Le altre 527 statue, rimarranno infatti negli umidi garage di via della Lungara, quasi abbandonate là dove le aveva accatastate l'ultimo dei principi Torlonia, anche lui Alessandro, che negli Anni Sessanta aveva trasformato il Museo ereditato dal suo avo, con la scusa di restaurare il tetto, in più di novanta appartamenti di pregio. Nel catalogo di Settis la vicenda è rimossa, quindi censurata.

LE IMMAGINI
Verso la fine degli Anni Settanta, mentre infuriava la polemica sulla speculazione Torlonia, e dalle colonne del Corriere se ne chiedeva l'esproprio, sono riuscito a fotografare la collezione nascosta per l'Espresso. Non fu semplice. Il principe, che aveva in gran dispetto i giornalisti, mi fece sapere che lui avrebbe trattato solo col principe Caracciolo. Proprietario del giornale, Carlo Caracciolo, non senza ironia, assolse a puntino il compito. Lo scoop ebbe risonanza internazionale. Giulio Carlo Argan, lo storico dell'arte allora sindaco di Roma, cercò di comprare la collezione. Nel tempo ci provò anche Silvio Berlusconi, primo ministro. E poi Vittorio Sgarbi quando era sottosegretario.

Dopo tanti insuccessi, grande è quindi il merito del ministro Dario Franceschini per essere riuscito a trovare un accordo con gli eredi Torlonia, con l'idea di restituire la collezione nella sua interezza al pubblico. La mostra di Villa Caffarelli, infatti, dovrebbe essere il primo passo di un progetto ambizioso che prevede la creazione di un nuovo museo. Ma sembra che i solai di Palazzo Silvestri Rivaldi, vicino al Colosseo, non siano adatti a sostenere il peso di seicento statue.

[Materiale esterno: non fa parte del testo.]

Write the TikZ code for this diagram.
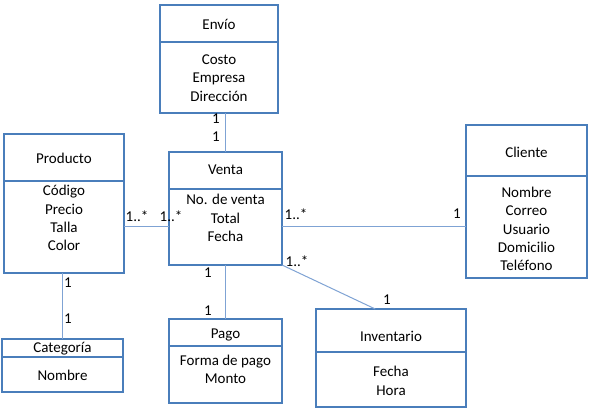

L'importanza della Collezione Torlonia, non risiede infatti solo nel valore artistico dei singoli pezzi, seppure eccezionali come il bassorilievo che rappresenta il Porto di Traiano piuttosto che la monumentale Hestia (Vesta), ma invece nella sua natura storica di collezione, una «collezione di collezioni», nella quale confluiscono tante storie, storie del gusto e del potere, del mecenatismo e del restauro.
Figlio di Giovanni Torlonia, un parvenu fra la nobiltà papalina, nipote di Marin Tourlonias, il capostipite, arrivato a Roma nel 1750 al seguito di un prelato discacciato da Luigi XV, forse spia degli spagnoli, diventato presto Marino dopo aver aperto un negozio di tessuti e un piccolo banco di pegni a piazza di Spagna, Alessandro Torlonia nobilitato principe, con la sua raccolta di marmi romani ha tramandato non solo la sua immagine di banchiere del papa, ma anche la sua straordinaria figura di valente collezionista.

LE CONDIZIONI
Le foto pubblicate dall'Espresso nel gennaio 1979, che tramandano lo stato deplorevole della collezione allora, trovano conferma nelle foto realizzate dai Beni culturali che vediamo nel servizio di John Pedeferri, in onda oggi e domani su Skytg24, che riapre la polemica sui marmi Torlonia. In un esaustivo podcast (Trafug'arte) che si può ascoltare sul sito Skytg24.it, preoccupa la testimonianza della senatrice Margherita Corrado, transfuga Cinquestelle, che sull'affare Torlonia ha già firmato due puntute interrogazioni: «Si parla con un'insistenza di un tour mondiale della mostra, trattata come un pacco postale, invece che delle sole due sedi selezionate all'inizio, peraltro entrambe discutibili, sul piano dell'opportunità, trattandosi del Louvre che non presta i suoi capolavori all'Italia e fino al 97 acquistava anche sul mercato illegale e del Getty Museum che in anni recentissimi ha brigato per acquistare ed esportare negli Usa parte della collezione Torlonia». Secondo lo storico Vittorio Sgarbi, per salvare la collezione la soluzione è lapalissiana: «Lo Stato deve dire ai Torlonia: preso atto della vostra disponibilità, compro tutto... sarebbe l'unica soluzione... per una somma che potrebbe aggirarsi sui 250 milioni di euro». Già, è ancora un affare di «mijoni», come aveva capito il Belli.